Illinois statutes are found in the Public Aid Code. (2) Illinois regulations are found in the Illinois Administrative Code. (3) Conforming policy used by the Illinois Department of Human Services (DHS) staff to establish eligibility is found in the DHS Combined Policy Manual and Worker's Action Guide. (4)

Illinois must submit the DRA changes as proposed rule amendments to the joint Committee on Administrative Rules. Upon submission, the rule amendments are published in the Illinois Register and posted at www.ilga.gov

The proposed changes will be listed under "Proposed Rules" at 89 Ill Adm Code 120. They are enforceable only after they have been adopted, at which point DHS will notify local office staff of the revised policy and the effective date of the changes.

Until then, Illinois continues to apply current, or pre-DRA, Medicaid policy, and current planning strategies are still good ones for any application approved prior to enactment of the DRA. This article will review those strategies, then look at how the planning landscape will change after the DRA is implemented.

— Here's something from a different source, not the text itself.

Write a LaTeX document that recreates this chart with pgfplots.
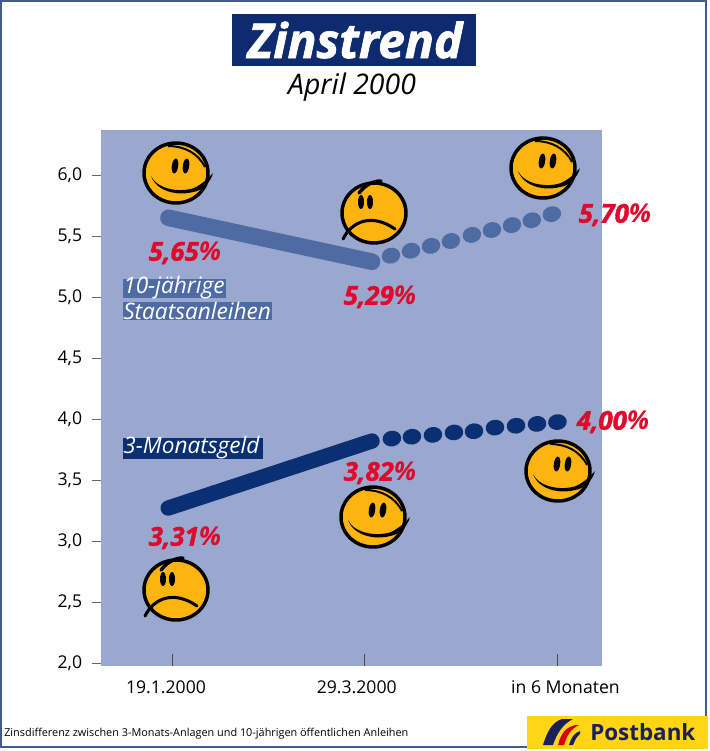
\documentclass[border=0pt]{standalone}
\usepackage{pgfplots}
\usepackage{fontspec}
\usepackage{graphicx}
\pgfplotsset{compat=1.18}
\setmainfont{Open Sans}
\newfontface\heavy[FakeBold=1.5]{Open Sans Bold Italic}
\newfontface\pct{Open Sans Bold Italic}
\definecolor{plotbg}{HTML}{9AA8CF}
\definecolor{lineA}{HTML}{4F6BA3}
\definecolor{lineB}{HTML}{0A2F72}
\definecolor{redlab}{HTML}{DF0A2C}
\definecolor{navy}{HTML}{0D2B6E}
\definecolor{sun}{HTML}{FDB40F}
\definecolor{framec}{HTML}{3F5C8C}
\definecolor{logoy}{HTML}{FFD514}
\definecolor{logon}{HTML}{1B1F5E}
\pgfdeclareplotmark{blob}{%
  \pgfpathellipse{\pgfpointorigin}{\pgfqpoint{7.0pt}{0pt}}{\pgfqpoint{0pt}{5.9pt}}%
  \pgfusepathqfill}
\newcommand{\fs}[1]{\fontsize{#1}{#1}\selectfont}
\newcommand{\faceoutline}{%
  \fill[sun] (0,0) ellipse (31 and 29);
  \draw[black,line width=2.6pt] (0,0) ellipse (32 and 30);
}
\newcommand{\smiley}[2]{\begin{scope}[shift={(#1,#2)},x=.75pt,y=.75pt]
  \faceoutline
  \draw[black,line width=1.5pt] (-8,27) .. controls (8,27) and (22,20) .. (29,6);
  \fill[black,rotate around={-8:(-1,7)}] (-1,7) ellipse (3.2 and 7.5);
  \fill[black,rotate around={-8:(10,7)}] (10,7) ellipse (3.2 and 7.5);
  \fill[black] (-25,-3) .. controls (-19,-16) and (3,-20) .. (18,-15)
     .. controls (26,-11) and (32,-6) .. (37,0)
     .. controls (34,-11) and (25,-18) .. (17,-19)
     .. controls (2,-23) and (-19,-19) .. (-25,-3) -- cycle;
  \end{scope}}
\newcommand{\frowny}[2]{\begin{scope}[shift={(#1,#2)},x=.75pt,y=.75pt]
  \faceoutline
  \draw[black,line width=2.6pt,line cap=round] (-15,20) .. controls (-8,29) and (0,32) .. (7,32);
  \fill[black] (-13,11) ellipse (3 and 7);
  \fill[black] (-4,11) ellipse (3 and 7);
  \draw[black,line width=2.3pt,line cap=round] (-31,-26) .. controls (-22,-8) and (-2,0) .. (21,-16);
  \end{scope}}
\newcommand{\val}[3]{\node[redlab,inner sep=0] at (#1,#2) {\heavy\fs{19.5}#3{\pct\%}};}
\begin{document}
\begin{tikzpicture}
\useasboundingbox (0,0) rectangle (532.5pt,-563.25pt);
\begin{axis}[
  at={(75.375pt,-499.5pt)},anchor=south west,
  scale only axis,width=376.1pt,height=402pt,
  xmin=-0.371,xmax=2.231,ymin=1.975,ymax=6.37,
  clip=false,
  axis background/.style={fill=plotbg},
  axis line style={draw=none},
  xtick={0,1,2},xticklabels={{19.1.2000\hspace*{9pt}},{29.3.2000\hspace*{12pt}},{\hspace*{12pt}in 6 Monaten}},
  ytick={2,2.5,3,3.5,4,4.5,5,5.5,6},
  yticklabels={{2,0},{2,5},{3,0},{3,5},{4,0},{4,5},{5,0},{5,5},{6,0}},
  xtick pos=lower,ytick pos=lower,
  xtick align=inside,ytick align=outside,
  x tick style={black!70,line width=.5pt,/pgfplots/major tick length=9pt},
  y tick style={black!60,line width=.5pt,/pgfplots/major tick length=6pt},
  tick label style={font=\fs{13.2},black},
  xticklabel style={yshift=-7.5pt},
  yticklabel style={xshift=-6pt},
]
\addplot[lineA,line width=12.5pt,line cap=round] coordinates {(-0.018,5.65) (1.038,5.29)};
\addplot[lineB,line width=11.5pt,line cap=round] coordinates {(-0.02,3.27) (1.038,3.82)};
\addplot[only marks,mark=blob,lineA,mark options={rotate=14,fill=lineA,draw=none}] coordinates {
 (1.136,5.34) (1.240,5.38) (1.344,5.42) (1.447,5.46) (1.556,5.51)
 (1.660,5.55) (1.764,5.59) (1.867,5.63) (1.971,5.68)};
\addplot[only marks,mark=blob,lineB,mark options={rotate=8,fill=lineB,draw=none}] coordinates {
 (1.141,3.84) (1.245,3.855) (1.354,3.87) (1.463,3.89) (1.567,3.90)
 (1.676,3.93) (1.785,3.945) (1.894,3.96) (2.0,3.975)};
\end{axis}
\begin{scope}[x=.75pt,y=-.75pt]
\draw[framec,line width=1pt] (1,1) rectangle (706,747);
\fill[navy] (232,14) rectangle (476,66);
\node[white,inner sep=0] at (355,40) {\heavy\fs{36}Zinstrend};
\node[black,inner sep=0] at (352,87) {\itshape\fs{21.3}April 2000};
\fill[lineA] (123,279) rectangle (226,298);
\fill[lineA] (123,302) rectangle (272,320);
\fill[lineB] (123,438) rectangle (263,459);
\node[white,inner sep=0,anchor=west] at (123,288) {\itshape\fs{17}10-jährige};
\node[white,inner sep=0,anchor=west] at (123,311) {\itshape\fs{17}Staatsanleihen};
\node[white,inner sep=0,anchor=west] at (123,448) {\itshape\fs{17}3-Monatsgeld};
\val{185}{253}{5,65}
\val{380}{297}{5,29}
\val{615}{215}{5,70}
\val{613}{422}{4,00}
\val{380}{473}{3,82}
\val{185}{538}{3,31}
\smiley{176}{173}
\frowny{374}{213}
\smiley{543}{168}
\smiley{373}{517}
\smiley{558}{471}
\frowny{176}{590}
\node[black,inner sep=0,anchor=west] at (4,734) {\resizebox{303pt}{!}{\fs{12}Zinsdifferenz zwischen 3-Monats-Anlagen und 10-jährigen öffentlichen Anleihen}};
\fill[logoy] (527,716) rectangle (708,749);
\fill[logon] (543,745) .. controls (547,732) and (552,722) .. (562,719) -- (573,719)
   .. controls (563,724) and (557,733) .. (553,745) -- cycle;
\fill[red!85!black] (558,745) .. controls (561,733) and (566,727) .. (576,725) -- (579,725)
   .. controls (571,729) and (567,735) .. (564,745) -- cycle;
\fill[logon] (569,745) .. controls (571,738) and (574,733) .. (580,731) -- (580,734)
   .. controls (577,736) and (575,740) .. (573,745) -- cycle;
\node[logon,inner sep=0,anchor=west] at (590,732) {\bfseries\fs{16.8}Postbank};
\end{scope}
\end{tikzpicture}
\end{document}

An overview of Medicaid eligibility for nursing-home care in Illinois

The following overview applies both to current applications and those filed after enactment of the DRA. Basic eligibility requirements are unchanged by the Act.

Who is eligible? DHS authorizes Medicaid to cover care in a nursing facility to an eligible person who needs help paying for the cost of his or her care. To qualify, an applicant must

* be a U.S. citizen or a qualified alien,

* be a resident of Illinois,

* be aged (age 65 or older), blind, or disabled,

* have a medical necessity for nursing care, and

* have personal resources and income within strict limits.

Medical necessity. To qualify for Medicaid payment for nursing facility care, an applicant must be deemed medically in need of long-term care and reside in a licensed nursing facility participating in the Medicaid program. The determination of "medical necessity" for nursing-home care is documented by a screening evaluation completed by either the Illinois Department on Aging or DHS.

Income eligibility. Upon application for Medicaid, DHS completes an assessment of both the applicant's income and his or her spouse's, if he or she is married. DHS then establishes the amount the applicant must contribute to the nursing facility each month. The agency does not include the income of the spouse (aka "community spouse" or "CS") in making this determination. Medicaid pays the balance to the nursing facility.

The following amounts are deducted from the DHS determination of the amount the applicant must pay the nursing facility:

* A $30 personal allowance,

* medical insurance premiums,

* medical bills not paid by Medicaid, and

* the "community spouse maintenance needs allowance."

Community spouse maintenance needs allowance. DHS allows a married applicant to give all or a portion of his or her income each month to the CS to bring the CS's income up to an annual maximum, which is called the "community spouse maintenance needs allowance." For 2007, this amount is $2,541 per month.

For example, if the CS has monthly income of $1,000, the applicant may give up to $1,541 ($2,541--$1,000 = $1,541) of his or her monthly income to the CS. This monthly total is excluded from the amount the applicant must pay the nursing facility. The maximum amount may be increased only by a court order or an appeal.

If the CS's income exceeds the monthly maximum, the applicant may not give any income to the CS. In fact, a CS in that case might be required to make a support payment to DHS on the applicant's behalf. The amount is based on a sliding scale. This will not, however, make the applicant ineligible for Medicaid.

Resource eligibility. "Resources" are generally defined to include any real and personal property the applicant and CS possess. Real property is land and whatever is built on it. It includes both homestead and non-homestead property. Personal property includes all liquid assets, even if they are not now in liquid form.